Unsecured personal loans fill this space and the regulatory framework under the National Credit Act ensures that registered lenders operate within strict boundaries around interest rates, fees, and responsible lending. This isn’t the unregulated fringe of the credit market. It’s a well-governed, mainstream product category that has expanded because genuine need exists for it.
For self-employed South Africans in particular, a growing segment of the workforce unsecured lending is often the only practical credit option, since many secured products require formal employment documentation that self-employed individuals don’t have.
The Smarter Way to Think About Collateral-Free Borrowing
Putting an asset up as collateral for a short-to-medium term personal loan is rarely the right call, even if you have assets available. It ties a long-term legal claim to a short-term need. If repayment becomes difficult, the consequences extend far beyond the loan itself.
The question isn’t whether you can borrow without collateral. For most South Africans with a stable income and a reasonable credit profile, the answer is clearly yes. The better question is whether you’re borrowing the right amount, from the right lender, on terms you’ve fully understood.
The Bottom Line
Unsecured lending is not the complicated, risky, or last-resort option that many South Africans assume it to be. It is a mainstream, regulated credit product built for exactly the kinds of financial needs most people actually have and it’s assessed on factors that most working South Africans can genuinely meet.
The mechanics are straightforward. The protections are real. And for the vast majority of personal borrowing needs, putting an asset on the line isn’t necessary or sensible.
Can I get a loan without collateral in South Africa?
Yes. Unsecured personal loans, loans that require no asset as security are widely available from NCR-registered lenders in South Africa. Approval is based on your income, affordability assessment, credit history, and employment stability rather than on asset ownership.
What do lenders look at when there is no collateral?
Without collateral, lenders assess your income and affordability, your credit record, your employment history, and your existing debt obligations. Together these factors give the lender a picture of your ability and likelihood to repay which is ultimately more relevant than asset ownership for short-to-medium term personal loans.
Is an unsecured loan riskier than a secured loan?

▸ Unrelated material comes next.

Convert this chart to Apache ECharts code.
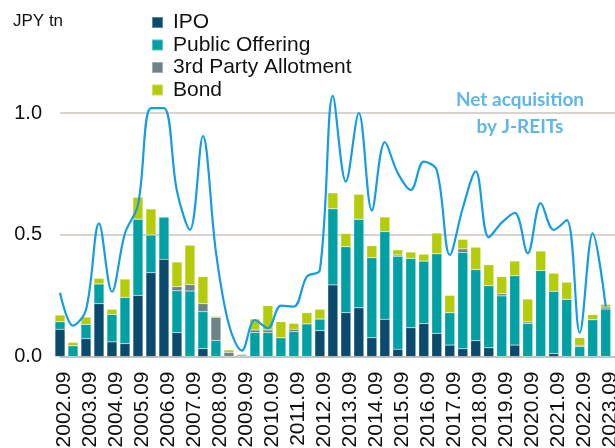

An unsecured loan carries no risk to your assets, if repayment becomes difficult, your property or vehicle is not at stake. The tradeoff is that unsecured loans may carry higher interest rates than secured products, reflecting the lender’s higher risk exposure. However, under the National Credit Act, interest rates on unsecured loans are capped, keeping them within regulated limits.
Can self-employed people get unsecured loans?
Yes, though the documentation requirements may differ from salaried applicants. Self-employed borrowers typically need to provide six months of bank statements showing consistent income patterns rather than payslips. Some lenders, including Future Finance, specifically accommodate non-traditional income structures in their assessment process.
What is the difference between an unsecured loan and a payday loan?
An unsecured personal loan is repaid in fixed monthly instalments over an agreed term, typically one to sixty months depending on the loan amount and lender. A payday loan is usually repaid in a single lump sum on the borrower’s next payday.
What should I check before applying for an unsecured loan?
Confirm the lender’s NCR registration, review the full repayment breakdown including all fees and total repayment amount, ensure the monthly instalment fits comfortably within your budget, and have all required documents ready before starting your application.